At an extraordinary general meeting on Sunday 14 February the British National Party (BNP) approved its new constitution allowing people of all ethnicities to become members.The new constitution, groundbreaking for a party whose appeal is largely based on fostering distrust of immigrants and foreigners generally, was approved by an overwhelming majority of the 300 BNP members attending, with just five votes against and four abstentions.
The change of heart was in response to a court order following legal action taken by the Equality and Human Rights Commission (EHRC) in which it accused the BNP of contravening discrimination legislation – specifically, the Race Relations Act.
BNP leader Nick Griffin MEP said nobody was ‘happy about being denied the right of self-association’, but the party now had to get on with the ‘serious business of saving Britain from the ravages of the establishment parties’.
What are the policies behind this ‘serious business’?
The BNP’s policies paint a picture of a downtrodden British populace struggling against the evils of immigration, the Euro and the politically correct. The overall impression is one of xenophobia mixed with a rose-tinted vision of the good old days. These were the days when, or so the policies’ authors claim, we did our own thing without the interference of politicians, globalisation and foreigners from our former colonies setting up home in our green and pleasant land.
One of the party’s policies, for example, advocates introducing ‘voluntary resettlement’ for these latter legal immigrants and deporting the rest. It has no truck with ‘asylum seekers’, all of whom are either bogus or could find refuge much nearer their home countries.
On Europe, by which the party presumably means our membership of the EU, it supports what it calls the ‘overwhelming majority’ of British people who want to keep the pound sterling and ‘our traditional weights and measures’.
The police will be freed from their ‘politically correct straitjacket’ so they can do their jobs properly.

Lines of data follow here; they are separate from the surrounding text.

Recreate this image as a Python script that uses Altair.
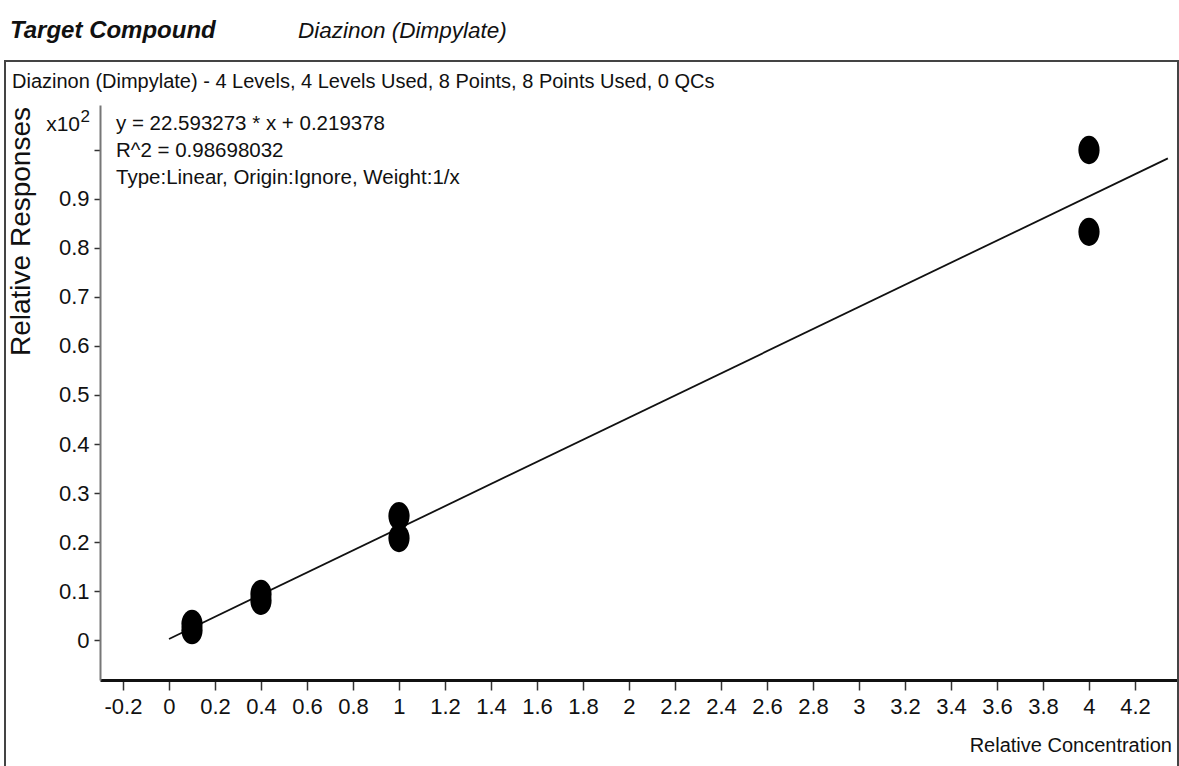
import altair as alt
import pandas as pd

# ---- data ----
conc = [0.1, 0.1, 0.4, 0.4, 1.0, 1.0, 4.0, 4.0]
resp = [0.033, 0.020, 0.094, 0.080, 0.253, 0.208, 1.000, 0.833]
fit_x = [0.0, 4.343]
fit_y = [0.0022, 0.983]
x_ticks = [-0.2, 0, 0.2, 0.4, 0.6, 0.8, 1.0, 1.2, 1.4, 1.6, 1.8, 2.0, 2.2, 2.4,
           2.6, 2.8, 3.0, 3.2, 3.4, 3.6, 3.8, 4.0, 4.2]
y_ticks = [0, 0.1, 0.2, 0.3, 0.4, 0.5, 0.6, 0.7, 0.8, 0.9, 1.0]
eq_lines = ["y = 22.593273 * x  + 0.219378", "R^2 = 0.98698032",
            "Type:Linear, Origin:Ignore, Weight:1/x"]
header = "Diazinon (Dimpylate) - 4 Levels, 4 Levels Used, 8 Points, 8 Points Used, 0 QCs"

FONT = "Liberation Sans Narrow, Arial Narrow, Liberation Sans, Arial, sans-serif"
W, H = 1078, 575

pts = pd.DataFrame({"conc": conc, "resp": resp})
fit = pd.DataFrame({"conc": fit_x, "resp": fit_y})
one = pd.DataFrame({"k": [0]})

xs = alt.Scale(domain=[-0.3, 4.387], nice=False, zero=False)
ys = alt.Scale(domain=[-0.0816, 1.0918], nice=False, zero=False)

xaxis = alt.Axis(values=x_ticks, title=None, grid=False,
                 labelExpr="datum.value < 0 ? '-' + format(-datum.value, '~g') : format(datum.value, '~g')",
                 domainColor="#111", domainWidth=3, tickColor="#333", tickWidth=1.5,
                 tickSize=10, labelPadding=6, labelFont=FONT, labelFontSize=22,
                 labelColor="#111", labelFlush=False, labelOverlap=False)
yaxis = alt.Axis(values=y_ticks, title=None, grid=False,
                 labelExpr="datum.value > 0.95 ? '' : format(datum.value, '~g')",
                 domainColor="#777", domainWidth=2, tickColor="#333", tickWidth=1.5,
                 tickSize=6, labelPadding=5, labelFont=FONT, labelFontSize=22,
                 labelColor="#111", labelFlush=False, labelOverlap=False)

line = alt.Chart(fit).mark_line(color="#111", strokeWidth=1.8, clip=True).encode(
    x=alt.X("conc:Q", scale=xs, axis=xaxis),
    y=alt.Y("resp:Q", scale=ys, axis=yaxis),
)

ellipse = "M0,-1 A0.75,1 0 1,1 0,1 A0.75,1 0 1,1 0,-1 Z"
points = alt.Chart(pts).mark_point(shape=ellipse, filled=True, color="black",
                                   opacity=1, size=800).encode(
    x=alt.X("conc:Q", scale=xs),
    y=alt.Y("resp:Q", scale=ys),
)

def txt(s, x, y, size=23, weight="normal", style="normal", align="left",
        angle=0, baseline="middle"):
    return alt.Chart(one).mark_text(text=s, font=FONT, fontSize=size,
                                    fontWeight=weight, fontStyle=style,
                                    align=align, baseline=baseline, angle=angle,
                                    color="#111").encode(
        x=alt.value(x), y=alt.value(y))

box = alt.Chart(one).mark_rect(fill=None, stroke="#444", strokeWidth=2).encode(
    x=alt.value(-95), x2=alt.value(W), y=alt.value(-44), y2=alt.value(680))

layers = [box, line, points,
          txt("Target Compound", -90, -74, size=24, weight="bold", style="italic"),
          txt("Diazinon (Dimpylate)", 198, -74, size=22.5, style="italic"),
          txt(header, -88, -23, size=20),
          txt(eq_lines[0], 16, 19, size=20.5),
          txt(eq_lines[1], 16, 46, size=20.5),
          txt(eq_lines[2], 16, 73, size=20.5),
          txt("x10", -20, 20, size=21, align="right"),
          txt("2", -10, 12, size=17, align="right"),
          txt("Relative Responses", -78, 251, size=28, angle=270),
          txt("Relative Concentration", W - 6, 641, size=20, align="right"),
          ]

chart = alt.layer(*layers).properties(
    width=W, height=H,
    autosize=alt.AutoSizeParams(type="none"),
    padding={"left": 100, "top": 105, "right": 1, "bottom": 86},
    background="white",
).configure_view(stroke=None)

chart.save("out.html", embed_options={"renderer": "svg", "actions": False})
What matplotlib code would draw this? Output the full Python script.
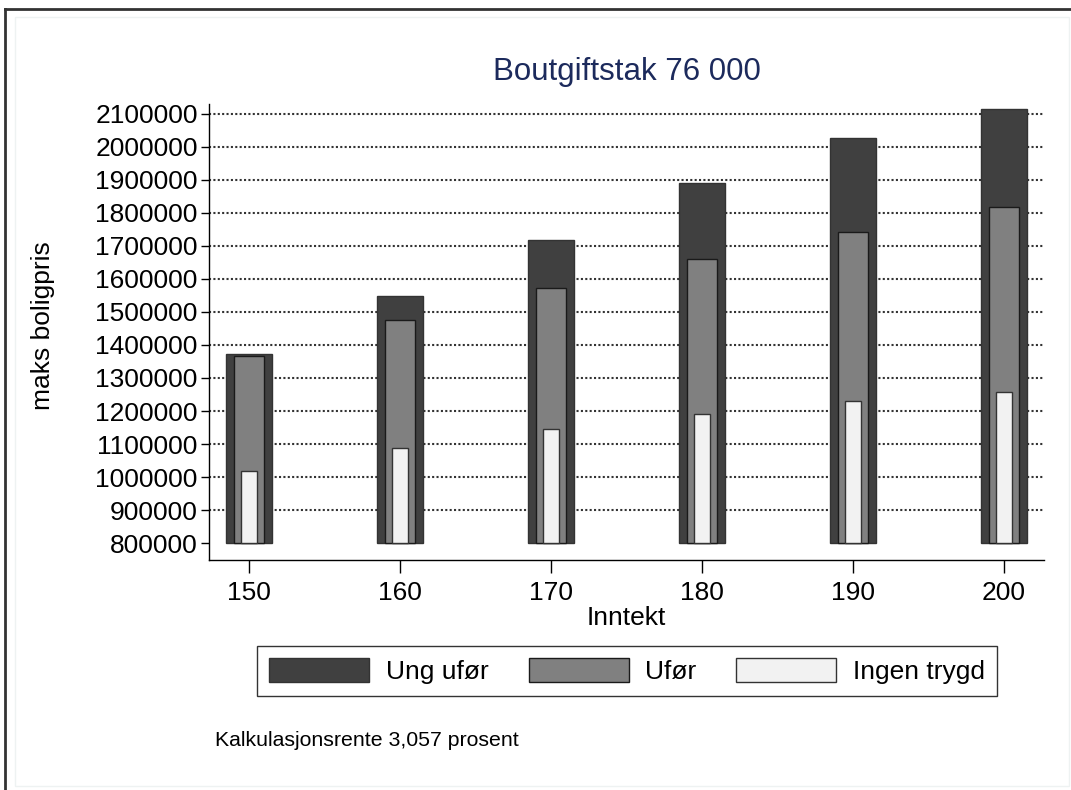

The party also calls for the ‘selective exclusion of foreign-made goods from British markets’, the ending of ‘trendy’ teaching methods, a reduction in foreign aid, a boost to defence spending, putting pensioners before asylum seekers (them again) and allowing the people to decide about capital punishment.
These policies – in particular the ones about unleashing the police and the possible reintroduction of capital punishment – are scary to the more liberal-minded among us. They have a definite resonance, however, with many of the nation’s voters, including some members of the black and ethnic minority community. A Sikh, Rajinder Singh, 75, in a protest against what he sees as the Islamification of Britain, is already reported to have said he wants to be the first non-white BNP member.
Singh is not alone. Peter David, 56, an elder of the Redeemed Christian Church of God, who came to Britain in the 1970s from Trinidad, told Times journalist Dominic Kennedy that he supported the BNP’s policy of stemming immigration. There are so many immigrants here, he said, that our little island might sink. Kennedy recorded these words just before he was forcibly expelled from the extraordinary general meeting for having previously written a critical piece about the party.
Which perhaps speaks volumes about the reformed BNP.
The BNP has every right to promote these policies, of course, providing it does not incite racial or religious hatred, discriminate against any section of the community or break any other laws.
Its policies might remind some people of the bilious inanities of a saloon bar bore, but it’s a free world – and all that.
But with the BNP having had to change its rules, that has got me wondering whether any other organisations – even, perhaps, some involving lawyers – might have to do the same?
I wonder about the status of a group such as the Association of Women Solicitors (AWS), whose membership is restricted to women solicitors or trainees who are Law Society members or associate members.
Why, when the BNP has to toe the racial discrimination line, was the AWS allowed to get away with ‘discrimination’ on the grounds of gender and exclude men from its ranks?
For that matter, how can an organisation calling itself the Black Solicitors Network (BSN) be allowed?
It turns out that it is because there are different rules for clubs or associations and political parties. The former can confine membership to a specific group so long as their main purpose is to provide benefits to their members. Neither the AWS nor the BSN discriminates on the grounds of colour. The AWS campaigns on behalf of women of all races and the BSN specifically states on its website that people of all colours and race who share its values are welcome to join.
The BNP, on the other hand, is a political party whose main aim is not just to benefit its members. It also aims to win elections, gain political power and represent the public – and so, like any other political party, has to comply with colour and other discrimination legislation. So there you have it.